I've discussed H.P. Grice's Cooperative Principle before on this blog. Politeness is one of the things that we study in the linguistic discipline of Pragmatics. It's relevant here because avoiding the topic of one's dislike completely, and yet talking about something else that one would like to eat, depends for its understanding on the cooperative assumption that one will not say untrue things, and that one will not say less than one needs to. Obviously if I mention that I want something else to eat, that implies that I needed to say that (for some reason) and thus the astute listener can conclude that the reason is a dislike of cucumber sandwiches.

I always find it fascinating how strong our gut reactions are to perceived impoliteness. Funny as it may sound to a child learning it, I really am much happier to comply with a request that is made politely. It's easy for bad syntax, morphology, phonology, or semantics to be interpreted as the mistake of a language learner, but make a mistake of politeness and you're suddenly no longer just making a learner's mistake - you're a bad person. Students of the Japanese language struggle with this all the time, particularly since in Japanese you can't really say anything at all without putting some kind of politeness marker on it - but it's not restricted to Japanese. It happens in English all the time.

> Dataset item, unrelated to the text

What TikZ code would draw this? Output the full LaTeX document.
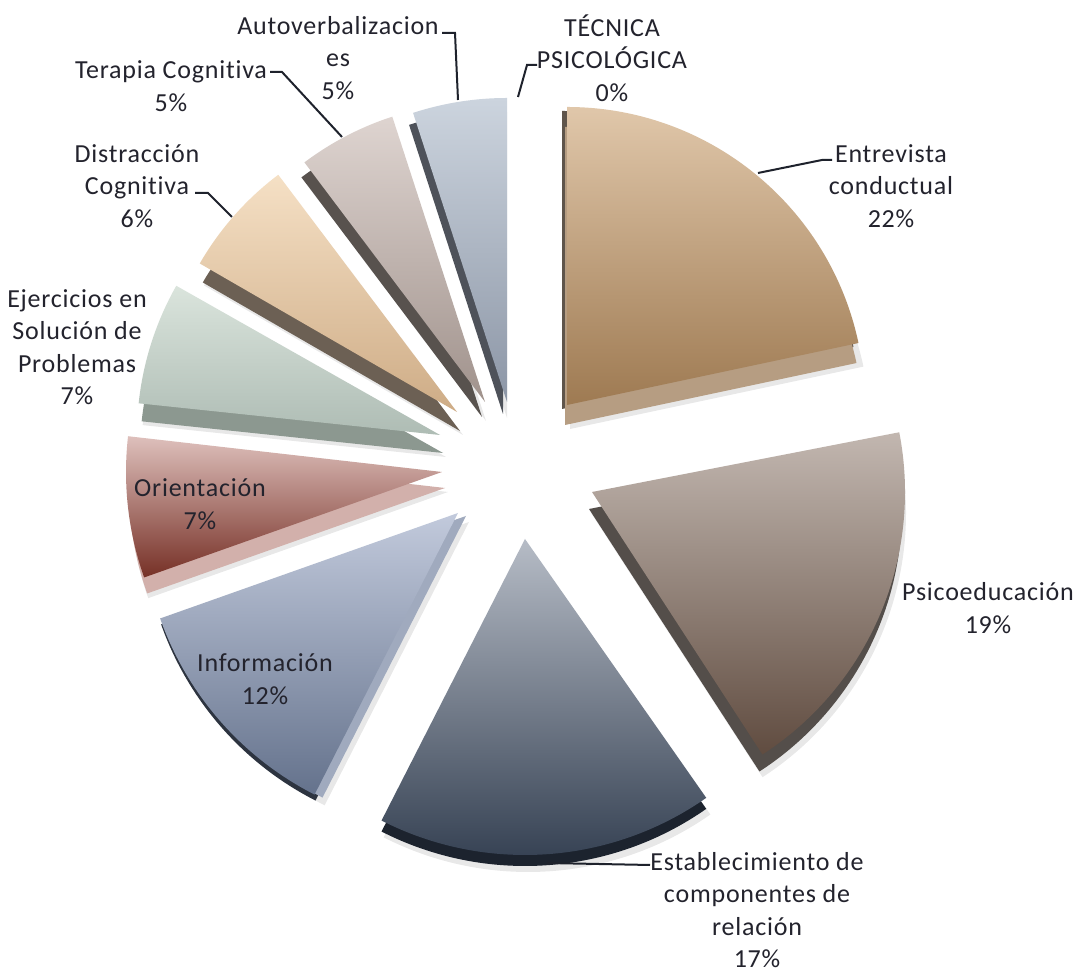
\documentclass[tikz,border=0pt]{standalone}
\usepackage{fontspec}
\setmainfont{Carlito}[Ligatures=NoCommon, LetterSpace=3]
\definecolor{txt}{RGB}{35,35,45}
\definecolor{ldr}{RGB}{30,34,44}
% Entrevista
\definecolor{enS}{RGB}{182,157,130}\definecolor{enD}{RGB}{95,85,75}
\definecolor{enT}{RGB}{224,199,170}\definecolor{enB}{RGB}{158,122,82}
% Psicoeducacion
\definecolor{psS}{RGB}{84,78,74}\definecolor{psT}{RGB}{194,183,176}\definecolor{psB}{RGB}{96,76,64}
% Establecimiento
\definecolor{esS}{RGB}{28,35,46}\definecolor{esT}{RGB}{182,188,198}\definecolor{esB}{RGB}{48,60,78}
% Informacion
\definecolor{inD}{RGB}{45,52,64}\definecolor{inS}{RGB}{160,170,190}
\definecolor{inT}{RGB}{194,202,220}\definecolor{inB}{RGB}{100,114,140}
% Orientacion
\definecolor{orS}{RGB}{210,176,171}\definecolor{orT}{RGB}{222,192,188}
\definecolor{orM}{RGB}{188,138,130}\definecolor{orB}{RGB}{118,48,38}
% Ejercicios
\definecolor{ejS}{RGB}{140,152,144}\definecolor{ejT}{RGB}{218,228,220}\definecolor{ejB}{RGB}{174,188,180}
% Distraccion
\definecolor{diS}{RGB}{108,96,84}\definecolor{diT}{RGB}{245,224,197}\definecolor{diB}{RGB}{206,172,134}
% Terapia
\definecolor{teS}{RGB}{88,82,78}\definecolor{teT}{RGB}{222,212,208}\definecolor{teB}{RGB}{160,146,140}
% Autoverbalizaciones
\definecolor{auS}{RGB}{78,82,90}\definecolor{auT}{RGB}{204,212,222}\definecolor{auB}{RGB}{140,150,166}
\newcommand\pslice[5]{(#1,#2) -- ++(#4:#3) arc[start angle=#4, end angle=#5, radius=#3] -- cycle}
\tikzset{
  lbl/.style={font=\fontsize{19.5}{24.3}\selectfont, text=txt, align=center, inner sep=0pt},
  leader/.style={draw=ldr, line width=1.5pt},
  shadowfill/.style={fill=black, opacity=0.09},
}
\begin{document}
\begin{tikzpicture}[x=0.75pt,y=0.75pt]
\fill[white] (0,0) rectangle (1075,973);
\useasboundingbox (0,0) rectangle (1075,973);

% soft shadows
\fill[shadowfill, shift={(3,-24)}] \pslice{567}{568}{300}{90}{12};
\fill[shadowfill, shift={(-1,-21)}] \pslice{592}{481}{315}{11}{-57};
\fill[shadowfill, shift={(3,-15)}] \pslice{525}{434}{318}{-55}{-117};
\fill[shadowfill, shift={(11,-9)}] \pslice{458}{460}{318}{-117}{-160.5};
\fill[shadowfill, shift={(6,-20)}] \pslice{442}{501}{318}{199.5}{173.5};
\fill[shadowfill, shift={(6,-22)}] \pslice{440}{538}{305}{174}{150.5};
\fill[shadowfill, shift={(6,-23)}] \pslice{457}{561}{299}{150}{127};
\fill[shadowfill, shift={(1,-19)}] \pslice{485}{571}{302}{127}{108};
\fill[shadowfill, shift={(0,-16)}] \pslice{507}{571}{306}{108}{90};

% Entrevista conductual
\fill[enD, shift={(-5,-4)}] \pslice{567}{568}{298}{90}{12};
\fill[enS, shift={(-2,-20)}] \pslice{567}{568}{298}{90}{12};
\shade[top color=enT, bottom color=enB] \pslice{567}{568}{298}{90}{12};
% Psicoeducacion
\fill[psS, shift={(-3,-17)}] \pslice{592}{481}{313}{11}{-57};
\shade[top color=psT, bottom color=psB] \pslice{592}{481}{313}{11}{-57};
% Establecimiento
\fill[esS, shift={(0,-11)}] \pslice{525}{434}{316}{-55}{-117};
\shade[top color=esT, bottom color=esB] \pslice{525}{434}{316}{-55}{-117};
% Informacion
\fill[inD, shift={(1,-6)}] \pslice{458}{460}{316}{-117}{-160.5};
\fill[inS, shift={(8,-3)}] \pslice{458}{460}{316}{-117}{-160.5};
\shade[top color=inT, bottom color=inB] \pslice{458}{460}{316}{-117}{-160.5};
% Orientacion
\fill[orS, shift={(3,-16)}] \pslice{442}{501}{316}{199.5}{173.5};
\shade[top color=orT, middle color=orM, bottom color=orB] \pslice{442}{501}{316}{199.5}{173.5};
% Ejercicios
\fill[ejS, shift={(3,-18)}] \pslice{440}{538}{303}{174}{150.5};
\shade[top color=ejT, bottom color=ejB] \pslice{440}{538}{303}{174}{150.5};
% Distraccion
\fill[diS, shift={(3,-19)}] \pslice{457}{561}{297}{150}{127};
\shade[top color=diT, bottom color=diB] \pslice{457}{561}{297}{150}{127};
% Terapia
\fill[teS, shift={(-3,-15)}] \pslice{485}{571}{300}{127}{108};
\shade[top color=teT, bottom color=teB] \pslice{485}{571}{300}{127}{108};
% Autoverbalizaciones
\fill[auS, shift={(-4,-12)}] \pslice{507}{571}{304}{108}{90};
\shade[top color=auT, bottom color=auB] \pslice{507}{571}{304}{108}{90};

% labels
\node[lbl] (tec) at (612,915) {TÉCNICA\\PSICOLÓGICA\\0\%};
\node[lbl] (aut) at (338,915) {Autoverbalizacion\\es\\5\%};
\node[lbl] (ter) at (171,887) {Terapia Cognitiva\\5\%};
\node[lbl] (dis) at (137,787) {Distracción\\Cognitiva\\6\%};
\node[lbl] (eje) at (77,626) {Ejercicios en\\Solución de\\Problemas\\7\%};
\node[lbl] (ori) at (200,469) {Orientación\\7\%};
\node[lbl] (inf) at (265,294) {Información\\12\%};
\node[lbl] (psi) at (988,365) {Psicoeducación\\19\%};
\node[lbl] (est) at (757,63) {Establecimiento de\\componentes de\\relación\\17\%};
\node[lbl] (ent) at (891,787) {Entrevista\\conductual\\22\%};

% leader lines
\coordinate (tecA) at (518,876); \coordinate (tecB) at (527,908); \coordinate (tecC) at (537,908);
\coordinate (autA) at (458,873); \coordinate (autB) at (455,940); \coordinate (autC) at (442,940);
\coordinate (terA) at (342,836); \coordinate (terB) at (282,901); \coordinate (terC) at (270,901);
\coordinate (disA) at (232,756); \coordinate (disB) at (208,780); \coordinate (disC) at (195,780);
\coordinate (entA) at (758,800); \coordinate (entB) at (822,813); \coordinate (entC) at (832,813);
\coordinate (estA) at (547,110); \coordinate (estC) at (650,108);
\draw[leader] (tecA) -- (tecB) -- (tecC);
\draw[leader] (autA) -- (autB) -- (autC);
\draw[leader] (terA) -- (terB) -- (terC);
\draw[leader] (disA) -- (disB) -- (disC);
\draw[leader] (entA) -- (entB) -- (entC);
\draw[leader] (estA) -- (estC);
\end{tikzpicture}
\end{document}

One of the places I see it happening a lot is on online forums, where there aren't a lot of external social cues to help people judge one another's verbal behavior. It's hard to know, in a lot of cases. Where is the fine line between politeness and plain dishonesty? Where is the line between honesty and incitement to flame war? I'm not going to say there's one real answer, because there isn't one - online, there isn't even a single culture to establish the rules of behavior. Most "communities" form their own through habit rather than through a written manifesto.

We all live, speak and act on this borderline, every day. It's a fascinating source of stories for me - and something I'd encourage writers to think about.